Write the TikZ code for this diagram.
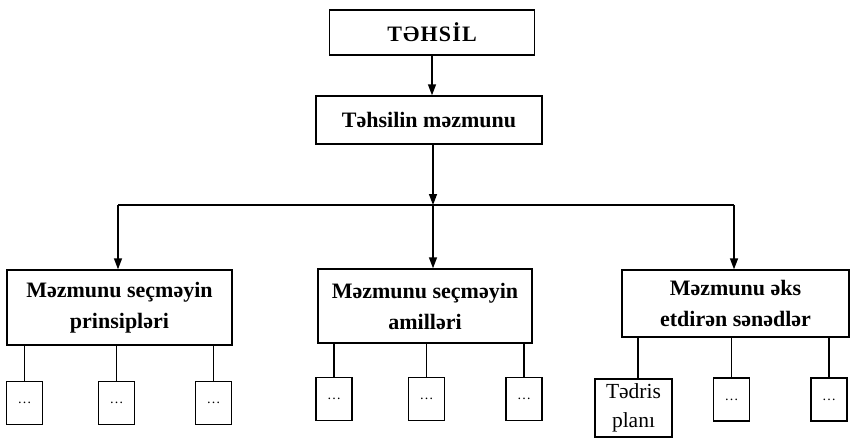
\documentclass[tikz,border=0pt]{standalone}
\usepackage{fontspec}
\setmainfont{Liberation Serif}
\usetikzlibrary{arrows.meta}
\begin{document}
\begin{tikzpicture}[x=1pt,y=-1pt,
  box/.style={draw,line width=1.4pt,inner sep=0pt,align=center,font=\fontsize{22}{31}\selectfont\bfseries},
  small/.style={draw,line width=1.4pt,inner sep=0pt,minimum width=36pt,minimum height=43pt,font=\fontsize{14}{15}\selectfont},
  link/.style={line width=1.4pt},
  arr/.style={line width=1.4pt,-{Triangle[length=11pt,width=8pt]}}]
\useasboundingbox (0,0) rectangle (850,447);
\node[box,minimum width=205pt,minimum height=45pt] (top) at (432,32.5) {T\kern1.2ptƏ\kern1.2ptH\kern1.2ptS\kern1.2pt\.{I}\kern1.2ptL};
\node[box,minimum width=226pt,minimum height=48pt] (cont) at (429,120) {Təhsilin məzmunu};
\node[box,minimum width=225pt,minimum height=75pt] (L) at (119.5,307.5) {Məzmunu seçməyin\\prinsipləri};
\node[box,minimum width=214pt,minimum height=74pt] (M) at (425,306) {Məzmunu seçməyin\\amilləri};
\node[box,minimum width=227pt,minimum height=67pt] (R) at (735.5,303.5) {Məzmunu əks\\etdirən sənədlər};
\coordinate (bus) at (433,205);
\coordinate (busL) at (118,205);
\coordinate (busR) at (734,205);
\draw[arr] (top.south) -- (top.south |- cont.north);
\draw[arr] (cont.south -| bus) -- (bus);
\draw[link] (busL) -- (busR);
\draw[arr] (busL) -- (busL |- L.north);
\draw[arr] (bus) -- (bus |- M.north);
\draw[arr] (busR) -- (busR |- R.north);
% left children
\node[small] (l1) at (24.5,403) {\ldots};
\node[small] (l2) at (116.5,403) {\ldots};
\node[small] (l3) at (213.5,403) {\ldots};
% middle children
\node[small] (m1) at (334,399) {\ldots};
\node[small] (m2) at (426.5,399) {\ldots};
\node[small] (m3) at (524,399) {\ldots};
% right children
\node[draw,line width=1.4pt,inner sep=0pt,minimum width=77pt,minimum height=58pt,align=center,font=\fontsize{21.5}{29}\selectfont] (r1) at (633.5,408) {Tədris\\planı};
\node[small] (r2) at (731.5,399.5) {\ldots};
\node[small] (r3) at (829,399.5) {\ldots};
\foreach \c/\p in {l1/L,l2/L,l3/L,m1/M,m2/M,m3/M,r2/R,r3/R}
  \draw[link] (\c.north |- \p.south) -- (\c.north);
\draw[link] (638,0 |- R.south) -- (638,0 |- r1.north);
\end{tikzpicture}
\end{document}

========================================================================

**Task to complete**
Copy every line of the data exactly as written, excluding the pictures.

**Exercise answer**
Write the TikZ code for this diagram.
\documentclass[tikz,border=0pt]{standalone}
\usepackage{fontspec}
\setmainfont{Liberation Serif}
\usetikzlibrary{arrows.meta}
\begin{document}
\begin{tikzpicture}[x=1pt,y=-1pt,
  box/.style={draw,line width=1.4pt,inner sep=0pt,align=center,font=\fontsize{22}{31}\selectfont\bfseries},
  small/.style={draw,line width=1.4pt,inner sep=0pt,minimum width=36pt,minimum height=43pt,font=\fontsize{14}{15}\selectfont},
  link/.style={line width=1.4pt},
  arr/.style={line width=1.4pt,-{Triangle[length=11pt,width=8pt]}}]
\useasboundingbox (0,0) rectangle (850,447);
\node[box,minimum width=205pt,minimum height=45pt] (top) at (432,32.5) {T\kern1.2ptƏ\kern1.2ptH\kern1.2ptS\kern1.2pt\.{I}\kern1.2ptL};
\node[box,minimum width=226pt,minimum height=48pt] (cont) at (429,120) {Təhsilin məzmunu};
\node[box,minimum width=225pt,minimum height=75pt] (L) at (119.5,307.5) {Məzmunu seçməyin\\prinsipləri};
\node[box,minimum width=214pt,minimum height=74pt] (M) at (425,306) {Məzmunu seçməyin\\amilləri};
\node[box,minimum width=227pt,minimum height=67pt] (R) at (735.5,303.5) {Məzmunu əks\\etdirən sənədlər};
\coordinate (bus) at (433,205);
\coordinate (busL) at (118,205);
\coordinate (busR) at (734,205);
\draw[arr] (top.south) -- (top.south |- cont.north);
\draw[arr] (cont.south -| bus) -- (bus);
\draw[link] (busL) -- (busR);
\draw[arr] (busL) -- (busL |- L.north);
\draw[arr] (bus) -- (bus |- M.north);
\draw[arr] (busR) -- (busR |- R.north);
% left children
\node[small] (l1) at (24.5,403) {\ldots};
\node[small] (l2) at (116.5,403) {\ldots};
\node[small] (l3) at (213.5,403) {\ldots};
% middle children
\node[small] (m1) at (334,399) {\ldots};
\node[small] (m2) at (426.5,399) {\ldots};
\node[small] (m3) at (524,399) {\ldots};
% right children
\node[draw,line width=1.4pt,inner sep=0pt,minimum width=77pt,minimum height=58pt,align=center,font=\fontsize{21.5}{29}\selectfont] (r1) at (633.5,408) {Tədris\\planı};
\node[small] (r2) at (731.5,399.5) {\ldots};
\node[small] (r3) at (829,399.5) {\ldots};
\foreach \c/\p in {l1/L,l2/L,l3/L,m1/M,m2/M,m3/M,r2/R,r3/R}
  \draw[link] (\c.north |- \p.south) -- (\c.north);
\draw[link] (638,0 |- R.south) -- (638,0 |- r1.north);
\end{tikzpicture}
\end{document}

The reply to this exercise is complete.